Frequently Asked Questions
Should a small business pay a ransomware demand?
The NCSC and the UK government advise against paying ransoms. Payment funds criminal organisations, does not guarantee that decryption keys will work, and marks your business as one willing to pay — which can make you a target for repeat attacks. If you have clean backups, recovery without paying is often faster than waiting for a decryption key. If you don't have backups, the situation is more difficult, which is why prevention and backup testing are so critical.
Does cyber insurance cover ransomware attacks?
Many UK business cyber insurance policies cover ransomware, including ransom payments, recovery costs, and business interruption losses. However, insurers are increasingly requiring evidence of basic security controls before issuing policies, and claims may be denied if the breach resulted from a failure to apply patches or implement basic controls. Check your policy carefully and discuss requirements with your insurer or IT provider.
How long does it take to recover from a ransomware attack?
Recovery time varies enormously depending on the scale of the attack and the quality of your backups. Businesses with recent, tested, offline backups may be able to restore operations within one to three days. Businesses without adequate backups can face weeks of partial operation or complete data loss. The NCSC provides ransomware guidance with steps to follow if you're affected.
What is Cyber Essentials and is it worth getting?

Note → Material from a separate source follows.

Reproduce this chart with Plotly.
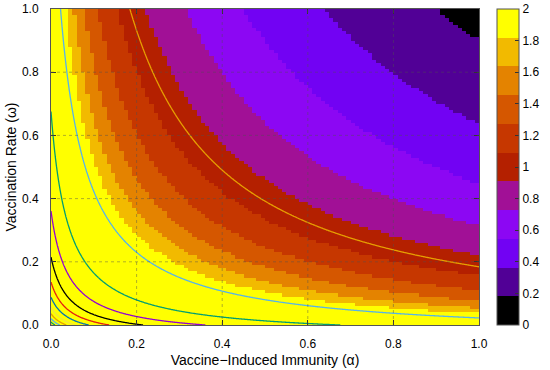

Cyber Essentials is a UK government-backed certification scheme that verifies your business has implemented five fundamental security controls. It costs from around £300 for the basic self-assessed certification and provides a genuine baseline of protection. It's also required by some government contracts and increasingly requested by larger clients as a supply chain security requirement. For most UK small businesses, it's both achievable and worthwhile.